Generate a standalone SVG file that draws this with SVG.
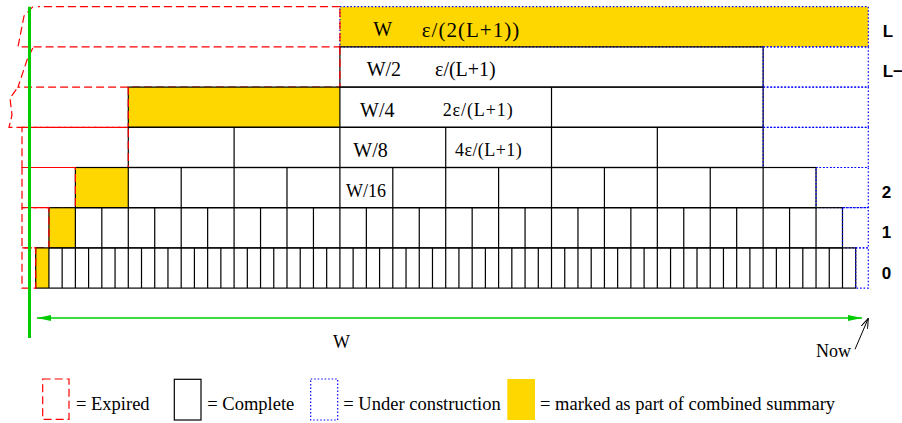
<svg xmlns="http://www.w3.org/2000/svg" width="902" height="423" viewBox="0 0 902 423">
<style>
.cell{fill:none;stroke:#000;stroke-width:1.2}
.mark{fill:#ffd700;stroke:none}
.exp{fill:none;stroke:#ff0000;stroke-width:1.2;stroke-dasharray:8 4}
.uc{fill:none;stroke:#0000ff;stroke-width:1.2;stroke-dasharray:1.5 2}
.lbl{font-family:"Liberation Serif","Times New Roman",serif;fill:#000}
.leg{font-family:"Liberation Serif","Times New Roman",serif;font-size:18.5px;fill:#000}
.lvl{font-family:"Liberation Sans",Arial,sans-serif;font-weight:bold;font-size:17px;fill:#000}
</style>
<defs>
<marker id="ga" viewBox="0 0 14 6" refX="14" refY="3" markerWidth="14" markerHeight="6" markerUnits="userSpaceOnUse" orient="auto-start-reverse"><path d="M0,0 L14,3 L0,6 Z" fill="#00cc00"/></marker>
<marker id="ba" viewBox="0 0 10 7" refX="10" refY="3.5" markerWidth="10" markerHeight="7" markerUnits="userSpaceOnUse" orient="auto"><path d="M0,0 L10,3.5 L0,7" fill="none" stroke="#000" stroke-width="1"/></marker>
</defs>
<rect width="902" height="423" fill="#fff"/>

<g id="level-L">
<rect class="mark" x="339.9" y="6.7" width="528.4" height="40.2"/>
<rect class="uc" x="339.9" y="6.7" width="528.4" height="40.2"/>
<path class="exp" d="M339.9 6.7H38M33 6.7L24 16L18 46.9H339.9V6.7"/>
<text class="lbl" x="373.3" y="36" font-size="20">W</text>
<text class="lbl" x="421.7" y="37" font-size="21" textLength="97.6" lengthAdjust="spacing">ε/(2(L+1))</text>
</g>

<g id="level-L-1">
<rect class="cell" x="339.9" y="46.9" width="423.23" height="40.2"/>
<rect class="uc" x="763.13" y="46.9" width="105.17" height="40.2"/>
<path class="exp" d="M339.9 46.9V87.1H18L27 60L33 47.5"/>
<text class="lbl" x="366.7" y="76" font-size="20">W/2</text>
<text class="lbl" x="435" y="76" font-size="20">ε/(L+1)</text>
</g>

<g id="level-L-2">
<rect class="mark" x="128.28" y="87.1" width="211.62" height="40.2"/>
<rect class="cell" x="128.28" y="87.1" width="634.85" height="40.2"/>
<path class="cell" d="M339.9 87.1v40.2M551.51 87.1v40.2"/>
<rect class="uc" x="763.13" y="87.1" width="105.17" height="40.2"/>
<path class="exp" d="M128.28 87.1V127.3H9L12 115L10 98L18 87.1"/>
<text class="lbl" x="360" y="116.5" font-size="20">W/4</text>
<text class="lbl" x="442.7" y="116" font-size="18" textLength="70" lengthAdjust="spacing">2ε/(L+1)</text>
</g>

<g id="level-3">
<rect class="cell" x="128.28" y="127.3" width="634.85" height="40.2"/>
<path class="cell" d="M234.09 127.3v40.2M339.9 127.3v40.2M445.71 127.3v40.2M551.51 127.3v40.2M657.32 127.3v40.2"/>
<rect class="uc" x="763.13" y="127.3" width="105.17" height="40.2"/>
<rect class="exp" x="22" y="127.3" width="106.28" height="40.2"/>
<text class="lbl" x="353.3" y="157" font-size="20">W/8</text>
<text class="lbl" x="455" y="155.5" font-size="18" textLength="66.7" lengthAdjust="spacing">4ε/(L+1)</text>
</g>

<g id="level-2">
<rect class="mark" x="75.38" y="167.5" width="52.9" height="40.2"/>
<rect class="cell" x="75.38" y="167.5" width="740.65" height="40.2"/>
<path class="cell" d="M128.28 167.5v40.2M181.19 167.5v40.2M234.09 167.5v40.2M286.99 167.5v40.2M339.9 167.5v40.2M392.8 167.5v40.2M445.71 167.5v40.2M498.61 167.5v40.2M551.51 167.5v40.2M604.42 167.5v40.2M657.32 167.5v40.2M710.23 167.5v40.2M763.13 167.5v40.2"/>
<rect class="uc" x="816.03" y="167.5" width="52.27" height="40.2"/>
<rect class="exp" x="22" y="167.5" width="53.38" height="40.2"/>
<text class="lbl" x="346" y="196.5" font-size="18">W/16</text>
</g>

<g id="level-1">
<rect class="mark" x="48.93" y="207.7" width="26.45" height="40.2"/>
<rect class="cell" x="48.93" y="207.7" width="793.56" height="40.2"/>
<path class="cell" d="M75.38 207.7v40.2M101.83 207.7v40.2M128.28 207.7v40.2M154.73 207.7v40.2M181.19 207.7v40.2M207.64 207.7v40.2M234.09 207.7v40.2M260.54 207.7v40.2M286.99 207.7v40.2M313.45 207.7v40.2M339.9 207.7v40.2M366.35 207.7v40.2M392.8 207.7v40.2M419.25 207.7v40.2M445.71 207.7v40.2M472.16 207.7v40.2M498.61 207.7v40.2M525.06 207.7v40.2M551.51 207.7v40.2M577.97 207.7v40.2M604.42 207.7v40.2M630.87 207.7v40.2M657.32 207.7v40.2M683.77 207.7v40.2M710.23 207.7v40.2M736.68 207.7v40.2M763.13 207.7v40.2M789.58 207.7v40.2M816.03 207.7v40.2"/>
<rect class="uc" x="842.49" y="207.7" width="25.81" height="40.2"/>
<rect class="exp" x="22" y="207.7" width="26.93" height="40.2"/>
</g>

<g id="level-0">
<rect class="mark" x="35.7" y="247.9" width="13.23" height="40.2"/>
<rect class="cell" x="35.7" y="247.9" width="820.01" height="40.2"/>
<path class="cell" d="M48.93 247.9v40.2M62.15 247.9v40.2M75.38 247.9v40.2M88.6 247.9v40.2M101.83 247.9v40.2M115.06 247.9v40.2M128.28 247.9v40.2M141.51 247.9v40.2M154.73 247.9v40.2M167.96 247.9v40.2M181.19 247.9v40.2M194.41 247.9v40.2M207.64 247.9v40.2M220.86 247.9v40.2M234.09 247.9v40.2M247.32 247.9v40.2M260.54 247.9v40.2M273.77 247.9v40.2M286.99 247.9v40.2M300.22 247.9v40.2M313.45 247.9v40.2M326.67 247.9v40.2M339.9 247.9v40.2M353.12 247.9v40.2M366.35 247.9v40.2M379.58 247.9v40.2M392.8 247.9v40.2M406.03 247.9v40.2M419.25 247.9v40.2M432.48 247.9v40.2M445.71 247.9v40.2M458.93 247.9v40.2M472.16 247.9v40.2M485.38 247.9v40.2M498.61 247.9v40.2M511.84 247.9v40.2M525.06 247.9v40.2M538.29 247.9v40.2M551.51 247.9v40.2M564.74 247.9v40.2M577.97 247.9v40.2M591.19 247.9v40.2M604.42 247.9v40.2M617.64 247.9v40.2M630.87 247.9v40.2M644.1 247.9v40.2M657.32 247.9v40.2M670.55 247.9v40.2M683.77 247.9v40.2M697 247.9v40.2M710.23 247.9v40.2M723.45 247.9v40.2M736.68 247.9v40.2M749.9 247.9v40.2M763.13 247.9v40.2M776.36 247.9v40.2M789.58 247.9v40.2M802.81 247.9v40.2M816.03 247.9v40.2M829.26 247.9v40.2M842.49 247.9v40.2"/>
<rect class="uc" x="855.71" y="247.9" width="12.59" height="40.2"/>
<rect class="exp" x="22" y="247.9" width="13.7" height="40.2"/>
</g>

<g id="level-labels">
<text class="lvl" x="882.7" y="37">L</text>
<text class="lvl" x="882.7" y="77">L−</text>
<text class="lvl" x="881.7" y="198">2</text>
<text class="lvl" x="881.7" y="238">1</text>
<text class="lvl" x="881.7" y="278.5">0</text>
</g>

<g id="time-axis">
<line x1="29.5" y1="6.7" x2="29.5" y2="338" stroke="#00cc00" stroke-width="3"/>
<text class="lbl" x="333" y="348" font-size="18">W</text>
<text class="lbl" x="816" y="357.3" font-size="18">Now</text>
</g>

<g id="connectors">
<line x1="37" y1="318" x2="862" y2="318" stroke="#00cc00" stroke-width="1.3" marker-start="url(#ga)" marker-end="url(#ga)"/>
<line x1="855" y1="349.3" x2="868.3" y2="318.3" stroke="#000" stroke-width="1" marker-end="url(#ba)"/>
</g>

<g id="legend">
<rect class="exp" x="42.7" y="379" width="26.3" height="40.3"/>
<text class="leg" x="76" y="410">= Expired</text>
<rect class="cell" x="174.3" y="379.3" width="26.7" height="40.7"/>
<text class="leg" x="207.3" y="410">= Complete</text>
<rect class="uc" x="310.7" y="379" width="27" height="41"/>
<text class="leg" x="343.3" y="410">= Under construction</text>
<rect class="mark" x="507.3" y="379" width="27.7" height="41"/>
<text class="leg" x="540" y="410">= marked as part of combined summary</text>
</g>
</svg>
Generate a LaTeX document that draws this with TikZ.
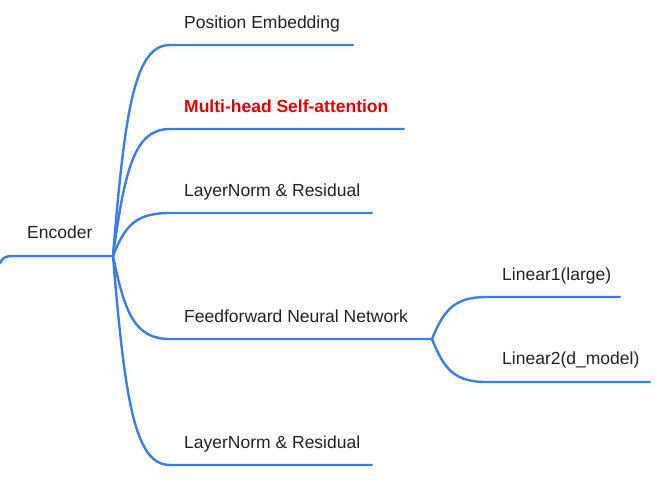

※

> _DIRECTION_: Only the number is wanted: how many lines in the entries above contain the word "draws"?

> _FINAL RESULT_: 2